Recent advancements in end-to-end deep learning models have enabled new and intriguing Text-to-Speech (TTS) use-cases with excellent natural-sounding outcomes. However, the majority of these models are trained on large datasets recorded with a single speaker in a professional setting. Expanding solutions to numerous languages and speakers is not viable for everyone in this situation. It is more challenging for low-resource languages not often studied by mainstream research.

Coqui’s team has designed ‘YourTTS‘ to overcome these limits and provide zero-shot TTS to low-resource languages. It can synthesize voices in various languages and drastically reduce data requirements by transferring information between the training set. 

YourTTS builds on top of the VITS (Variational Inference with Adversarial Learning for End-to-End Text-to-Speech) model, which serves as the backbone architecture. Compared to the original model, they have used a larger text encoder. 

VITS is a unique TTS model. It combines a variety of deep-learning approaches (adversarial learning, normalizing flows, variational auto-encoders, and transformers) to produce high-quality natural-sounding output. It’s based primarily on the GlowTTS model. The GlowTTS is small, robust to large sentences, converges quickly, and is theoretically sound because it maximizes the log-likelihood of speech with alignment. The output’s major flaw is its lack of naturalness and expressivity.


VITS enhances it by offering new features. To begin, it substitutes a stochastic duration predictor for the duration predictor, which better represents speech variability. Then it connects a HifiGAN vocoder to the decoder’s output and uses a variational autoencoder to merge the two (VAE).

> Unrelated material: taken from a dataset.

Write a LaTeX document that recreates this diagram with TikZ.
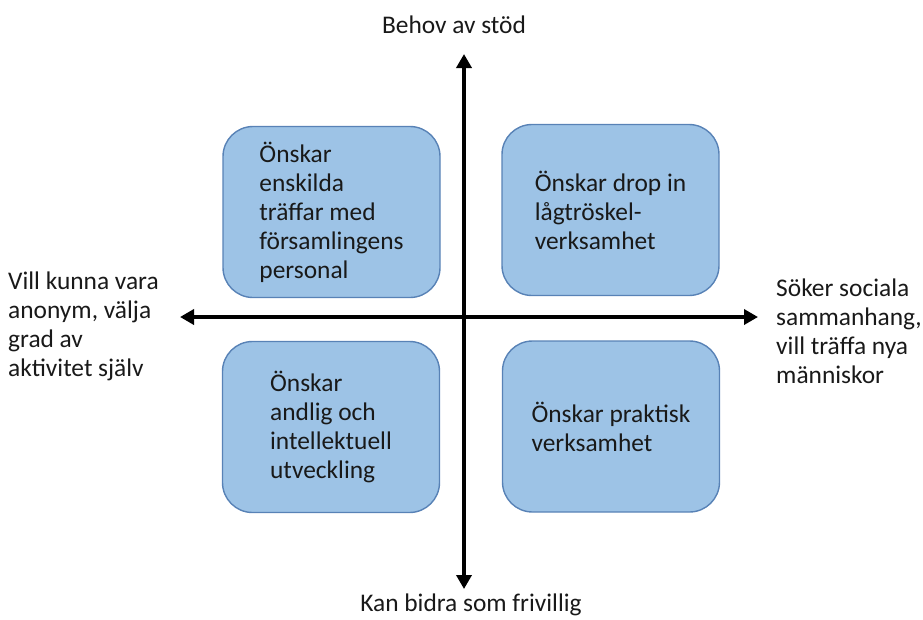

This allows the model to train end-to-end and find a more accurate intermediate representation than typical Mel-spectrograms, generating accurate and precise prosody.  

Further, to transfer speaker information to the remainder of the model, YourTTS uses an independently trained speaker encoder model to compute the speaker embedding vectors (d-vectors). The speaker encoder architecture is based on the H/ASP concept. 

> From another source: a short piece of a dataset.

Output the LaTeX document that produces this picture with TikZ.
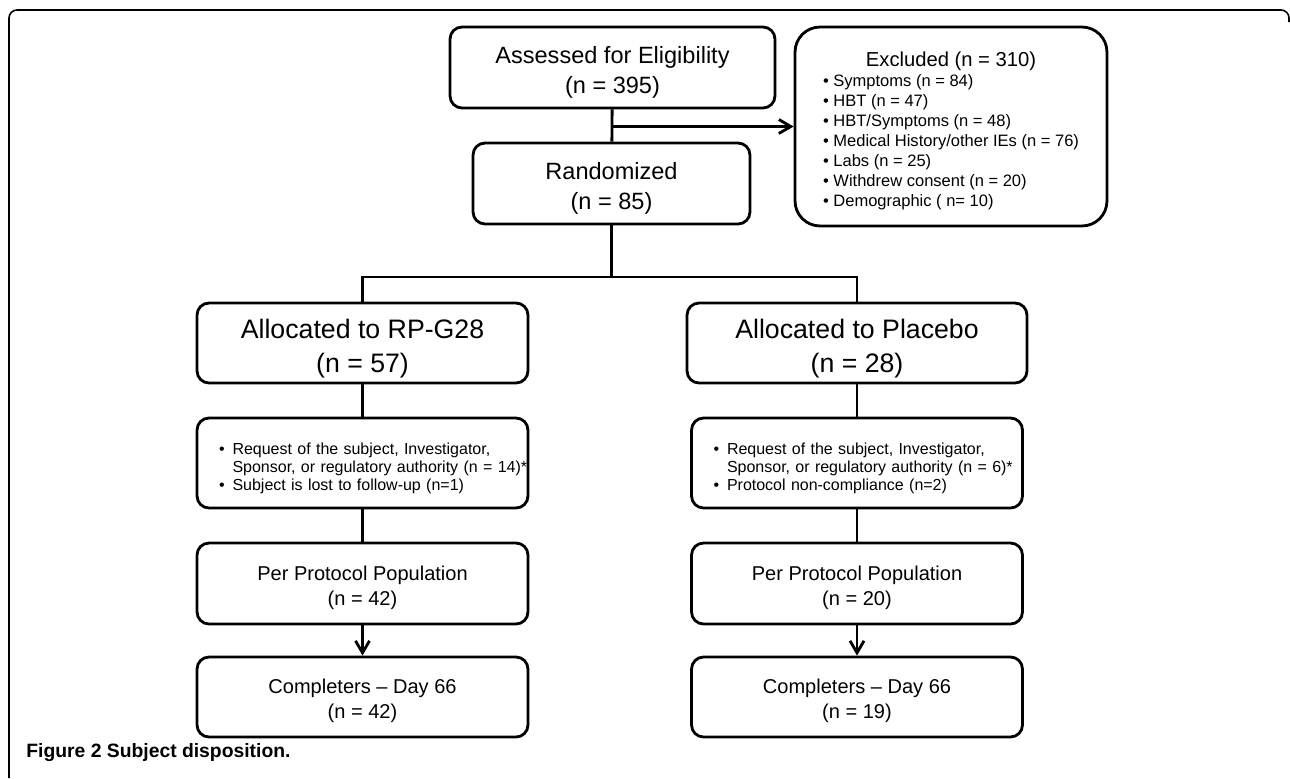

The researchers integrated multiple datasets for different languages including, VCTK and LibriTTS for English, TTS-Portuguese Corpus (TPC) for Brazilian Portuguese, and the French component of the M-AILABS dataset (FMAI). 

They train YourTTS in stages. They started off with a single English speaker dataset and gradually added more speakers and languages. Later, they fine-tune the final model for each dataset using speaker encoder loss (SCL). With cosine similarity loss, SCL compares output speech embeddings to ground truth embeddings produced by the speaker encoder.

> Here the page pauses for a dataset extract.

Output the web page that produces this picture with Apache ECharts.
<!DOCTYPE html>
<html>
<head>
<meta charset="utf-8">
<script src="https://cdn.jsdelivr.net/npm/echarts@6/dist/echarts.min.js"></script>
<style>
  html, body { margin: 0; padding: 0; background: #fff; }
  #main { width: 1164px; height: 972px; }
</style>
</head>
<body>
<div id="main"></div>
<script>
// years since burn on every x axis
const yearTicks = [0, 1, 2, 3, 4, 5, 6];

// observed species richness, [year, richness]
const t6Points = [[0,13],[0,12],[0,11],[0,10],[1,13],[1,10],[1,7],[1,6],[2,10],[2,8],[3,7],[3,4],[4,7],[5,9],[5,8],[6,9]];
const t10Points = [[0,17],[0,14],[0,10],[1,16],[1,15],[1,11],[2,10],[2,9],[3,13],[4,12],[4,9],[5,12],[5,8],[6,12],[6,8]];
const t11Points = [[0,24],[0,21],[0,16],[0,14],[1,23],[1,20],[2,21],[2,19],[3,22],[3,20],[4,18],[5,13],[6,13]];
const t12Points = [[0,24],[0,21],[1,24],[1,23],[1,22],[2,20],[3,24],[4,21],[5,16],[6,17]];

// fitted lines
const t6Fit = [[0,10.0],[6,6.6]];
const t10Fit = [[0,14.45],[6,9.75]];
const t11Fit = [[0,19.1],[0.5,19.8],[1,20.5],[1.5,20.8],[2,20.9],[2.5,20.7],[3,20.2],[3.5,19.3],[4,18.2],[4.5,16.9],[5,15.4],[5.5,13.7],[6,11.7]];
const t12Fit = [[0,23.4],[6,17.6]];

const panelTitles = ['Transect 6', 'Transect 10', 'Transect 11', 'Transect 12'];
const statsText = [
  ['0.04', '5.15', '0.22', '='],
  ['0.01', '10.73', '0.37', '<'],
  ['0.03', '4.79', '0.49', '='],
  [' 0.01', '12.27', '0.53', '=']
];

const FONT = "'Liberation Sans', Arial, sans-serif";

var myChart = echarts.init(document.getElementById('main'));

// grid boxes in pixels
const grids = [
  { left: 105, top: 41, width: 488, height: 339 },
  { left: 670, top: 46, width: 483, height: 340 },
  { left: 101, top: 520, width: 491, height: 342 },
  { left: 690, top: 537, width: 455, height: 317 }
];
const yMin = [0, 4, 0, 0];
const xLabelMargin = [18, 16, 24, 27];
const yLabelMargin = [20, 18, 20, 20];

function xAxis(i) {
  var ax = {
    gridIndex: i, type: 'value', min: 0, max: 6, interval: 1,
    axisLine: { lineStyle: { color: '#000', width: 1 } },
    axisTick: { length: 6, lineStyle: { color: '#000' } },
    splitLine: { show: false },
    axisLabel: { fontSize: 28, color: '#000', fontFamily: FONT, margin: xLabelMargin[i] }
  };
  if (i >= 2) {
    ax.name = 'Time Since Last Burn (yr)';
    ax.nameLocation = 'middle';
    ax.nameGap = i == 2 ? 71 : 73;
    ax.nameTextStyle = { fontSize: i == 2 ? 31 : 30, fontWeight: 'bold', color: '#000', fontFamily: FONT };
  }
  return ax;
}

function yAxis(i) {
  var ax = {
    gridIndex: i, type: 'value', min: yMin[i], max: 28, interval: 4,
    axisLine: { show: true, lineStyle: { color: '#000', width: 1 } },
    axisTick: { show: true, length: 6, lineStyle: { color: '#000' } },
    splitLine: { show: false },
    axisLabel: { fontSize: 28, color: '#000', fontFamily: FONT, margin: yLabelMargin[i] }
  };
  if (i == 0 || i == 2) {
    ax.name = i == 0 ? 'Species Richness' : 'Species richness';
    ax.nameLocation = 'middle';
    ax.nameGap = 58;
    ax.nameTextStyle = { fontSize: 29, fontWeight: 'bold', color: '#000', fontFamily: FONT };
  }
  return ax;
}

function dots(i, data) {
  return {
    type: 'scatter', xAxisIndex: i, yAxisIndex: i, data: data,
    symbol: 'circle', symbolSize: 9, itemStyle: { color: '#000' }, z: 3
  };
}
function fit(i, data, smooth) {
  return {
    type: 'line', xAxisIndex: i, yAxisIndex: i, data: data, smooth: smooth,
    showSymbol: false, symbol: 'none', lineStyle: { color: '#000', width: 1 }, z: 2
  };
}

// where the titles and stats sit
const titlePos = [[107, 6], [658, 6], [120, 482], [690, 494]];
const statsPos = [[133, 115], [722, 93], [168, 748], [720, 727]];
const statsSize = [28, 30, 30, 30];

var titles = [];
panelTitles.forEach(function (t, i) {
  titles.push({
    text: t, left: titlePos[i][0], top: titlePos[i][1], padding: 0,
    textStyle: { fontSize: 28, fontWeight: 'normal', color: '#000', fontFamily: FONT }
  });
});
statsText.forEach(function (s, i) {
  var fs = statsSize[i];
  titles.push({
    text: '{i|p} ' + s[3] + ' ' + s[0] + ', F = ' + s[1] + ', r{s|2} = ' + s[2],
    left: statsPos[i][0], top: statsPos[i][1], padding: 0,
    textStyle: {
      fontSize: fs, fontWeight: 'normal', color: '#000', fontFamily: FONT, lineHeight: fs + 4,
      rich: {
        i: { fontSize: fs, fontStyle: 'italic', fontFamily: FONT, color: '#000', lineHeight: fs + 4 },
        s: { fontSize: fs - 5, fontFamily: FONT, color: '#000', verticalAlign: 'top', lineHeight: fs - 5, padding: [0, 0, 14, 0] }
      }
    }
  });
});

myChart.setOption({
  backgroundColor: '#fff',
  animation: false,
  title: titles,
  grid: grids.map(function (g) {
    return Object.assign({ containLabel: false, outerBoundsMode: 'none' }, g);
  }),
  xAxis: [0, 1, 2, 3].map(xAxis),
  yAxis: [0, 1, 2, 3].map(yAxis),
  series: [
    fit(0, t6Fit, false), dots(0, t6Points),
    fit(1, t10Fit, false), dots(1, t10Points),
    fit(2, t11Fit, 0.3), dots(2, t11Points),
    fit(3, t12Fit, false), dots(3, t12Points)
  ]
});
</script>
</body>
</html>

To assess the model’s performance, the researchers use “mean opinion score” (MOS) tests and “similarity MOS” tests. They also used speaker encoder cosine similarity (SECS) to compare predicted outputs to actual audio clips of a target speaker. The results of YourTTS were compared to those of AttentronZS and SC-GlowTTS, which show that YourTTS has a higher Mean Opinion Score (MOS) than the actual speech clips in the dataset in many cases, YourTTS exceeds them.

The findings show good MOS values on zero-sample speech conversion, whether it is English speech or Portuguese or male and female voices. After several tests, the team discovered that YourTTS only requires 20 seconds of the speaker’s speech to change the model to provide high-quality speech output in the speaker’s voice.